Baixa Mogiana, em MG

Atravessando a divisa com Minas Gerais, a Baixa Mogiana, que corresponde a 209 cidades do sul e sudoeste mineiros, tem prejuízo parecido. Metade do café consumido no estado vem da região.

Fazenda em São Pedro da União (MG) já contabiliza perdas de 35% na produção de café - Arquivo pessoal - Arquivo pessoal
Fazenda em São Pedro da União (MG) já contabiliza perdas de 35% na produção de café
Imagem: Arquivo pessoal

O produtor Fernando Barbosa estima que a quebra da safra por causa do tempo seco prejudicou cerca de 35% da sua lavoura de 14 hectares em São Pedro da União (MG), próxima a Guaxupé.

Não chove há cem dias na região, e o cafeicultor começa a contabilizar as perdas.

As lavouras novas são as que mais sofrem por causa da falta de chuva. Elas estão menos desenvolvidas e precisam de mais água para poder crescer.
Fernando Barbosa, cafeicultor de São Pedro da União (SP)

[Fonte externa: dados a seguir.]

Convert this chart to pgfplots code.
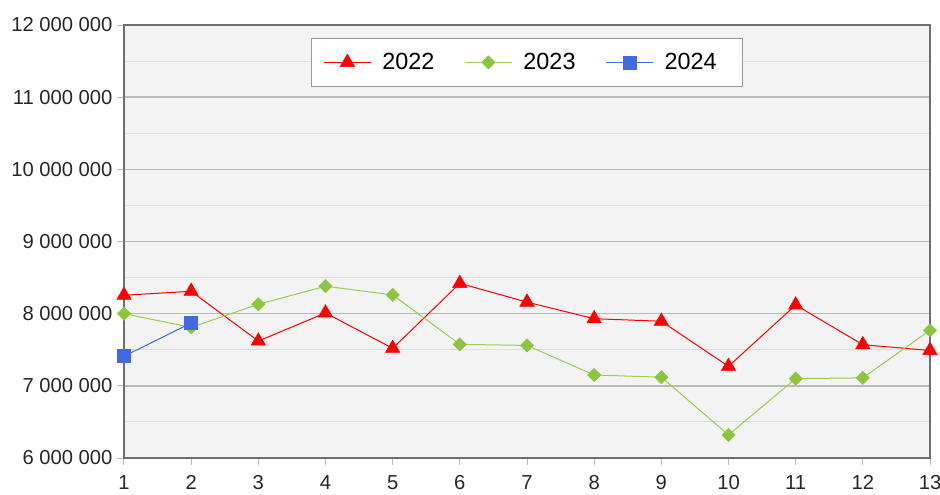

O produtor diz nunca ter visto uma situação tão crítica desde que a sua família começou a plantar café, na década de 1960.

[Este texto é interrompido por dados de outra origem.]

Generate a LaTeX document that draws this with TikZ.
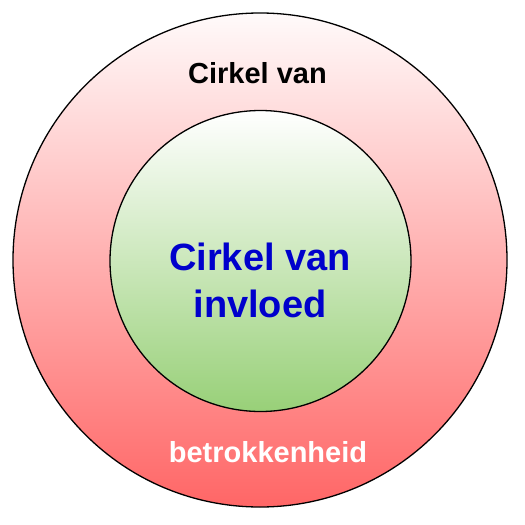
\documentclass[tikz,border=0pt]{standalone}
\usepackage{fontspec}
\setmainfont{Liberation Sans}
\begin{document}
\begin{tikzpicture}[x=1pt,y=-1pt,
  ring/.style={circle,draw=black,line width=1.3pt,inner sep=0pt},
  lbl/.style={font=\bfseries\fontsize{29}{35}\selectfont,inner sep=0pt}]
\useasboundingbox (0,0) rectangle (525,525);
\node[ring,minimum size=494pt,top color={rgb,255:red,255;green,250;blue,250},bottom color={rgb,255:red,255;green,102;blue,102}] (outer) at (260,260) {};
\node[ring,minimum size=301pt,top color=white,bottom color={rgb,255:red,152;green,208;blue,120}] (inner) at (260.5,261) {};
\node[lbl,anchor=base] (top) at (257.5,83) {Cirkel van};
\node[lbl,anchor=base,text=white] (bottom) at (268,462) {betrokkenheid};
\node[font=\bfseries\fontsize{38}{47}\selectfont,text={rgb,255:red,0;green,0;blue,204},align=center,inner sep=0pt] (infl) at (260,280) {Cirkel van\\invloed};
\end{tikzpicture}
\end{document}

Para Archimedes Coli Neto, presidente do Centro do Comércio de Café do Estado de Minas Gerais (CCCMG), "é difícil fazer uma previsão total das perdas na safra este ano, mas com certeza é uma situação que não víamos há muitos anos".

"Com certeza o preço vai subir"

Para o consumidor, o café moído já subiu 4,07% neste ano, e o solúvel, 5,11%, de acordo com dados do IBGE (Instituto Brasileiro de Geografia e Estatística) divulgados hoje.

O aumento se soma ao de outros alimentos, que estão disparando e pesando no bolso, como o arroz, o feijão e o óleo de soja.

Mendonça diz que as perdas de agora só devem se refletir nos preços no ano que vem.

Não dá para estimarmos hoje qual será o aumento, mas com certeza isso vai acontecer. Pode até acontecer de faltar produto na prateleira.
José Henrique Mendonça, presidente do Sindicato Rural de Franca

A possibilidade existe porque a qualidade do grão que "sobreviver" à seca de 2020 pode estar comprometida. "É difícil para nós até sabermos hoje quais grãos vão vingar, por causa da estiagem. É fato que haverá uma perda de qualidade do grão", explica Faleiros.

Mendonça diz que os efeitos da seca podem ser duradouros, alcançando 2022, dado que, com as lavouras secas, as plantas do café morrem, afetando a safra colhida em 2021. "Aí os 40% de perdas podem se tornar maiores, colocando em risco toda a cadeia de produção", disse.

Na fazenda de Barbosa, em Minas, essa perspectiva já é considerada. "Acredito que não vou conseguir recuperar cerca de 30% das plantas que secaram por causa de 2020", lamenta o produtor.